** BEGIN Provided material **
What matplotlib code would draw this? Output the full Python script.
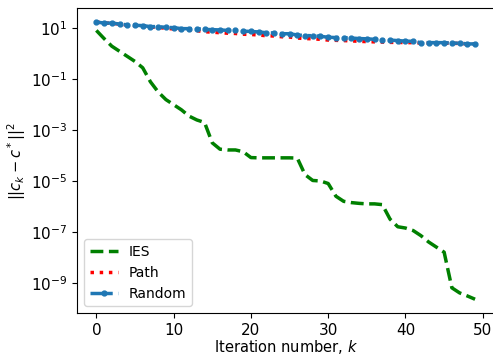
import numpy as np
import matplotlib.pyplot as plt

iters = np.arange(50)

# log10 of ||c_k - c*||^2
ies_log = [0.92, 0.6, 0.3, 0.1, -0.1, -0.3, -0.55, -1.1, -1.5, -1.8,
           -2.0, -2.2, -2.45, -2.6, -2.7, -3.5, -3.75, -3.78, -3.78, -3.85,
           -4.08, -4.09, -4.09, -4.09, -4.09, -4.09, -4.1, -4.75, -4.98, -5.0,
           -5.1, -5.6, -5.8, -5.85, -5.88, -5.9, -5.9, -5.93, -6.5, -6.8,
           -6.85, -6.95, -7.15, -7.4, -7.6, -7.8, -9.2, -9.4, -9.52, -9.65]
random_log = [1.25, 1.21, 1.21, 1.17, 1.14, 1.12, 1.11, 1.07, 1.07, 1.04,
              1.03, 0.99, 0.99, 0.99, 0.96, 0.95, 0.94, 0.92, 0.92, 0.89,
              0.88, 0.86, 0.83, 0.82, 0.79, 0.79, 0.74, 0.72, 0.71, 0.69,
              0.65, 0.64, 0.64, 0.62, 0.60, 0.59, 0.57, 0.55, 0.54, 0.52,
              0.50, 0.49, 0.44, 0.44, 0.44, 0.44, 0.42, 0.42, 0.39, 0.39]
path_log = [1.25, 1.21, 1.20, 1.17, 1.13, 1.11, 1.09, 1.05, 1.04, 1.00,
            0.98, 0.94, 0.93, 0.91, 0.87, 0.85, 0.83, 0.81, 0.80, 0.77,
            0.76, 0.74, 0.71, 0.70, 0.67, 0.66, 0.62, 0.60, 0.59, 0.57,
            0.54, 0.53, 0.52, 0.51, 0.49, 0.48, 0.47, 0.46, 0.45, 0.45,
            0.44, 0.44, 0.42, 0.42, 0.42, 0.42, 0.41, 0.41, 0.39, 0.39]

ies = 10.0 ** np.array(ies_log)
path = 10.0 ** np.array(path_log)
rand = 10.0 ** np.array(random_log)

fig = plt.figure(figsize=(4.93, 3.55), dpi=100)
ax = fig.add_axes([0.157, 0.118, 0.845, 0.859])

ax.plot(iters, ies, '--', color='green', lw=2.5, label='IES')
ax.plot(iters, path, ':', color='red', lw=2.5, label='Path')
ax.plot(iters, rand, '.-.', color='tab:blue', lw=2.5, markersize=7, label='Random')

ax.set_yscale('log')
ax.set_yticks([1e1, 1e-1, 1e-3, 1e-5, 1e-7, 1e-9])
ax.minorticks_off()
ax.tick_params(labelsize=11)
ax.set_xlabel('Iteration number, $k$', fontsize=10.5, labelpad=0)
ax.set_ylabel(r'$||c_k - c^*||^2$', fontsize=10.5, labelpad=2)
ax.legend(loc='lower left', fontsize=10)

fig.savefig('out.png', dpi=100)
** END Provided material **
- **Prompt**
Gather every line from the listing above in which "matplotlib" appears, and copy those lines.

- **Expected answer**
What matplotlib code would draw this? Output the full Python script.
import matplotlib.pyplot as plt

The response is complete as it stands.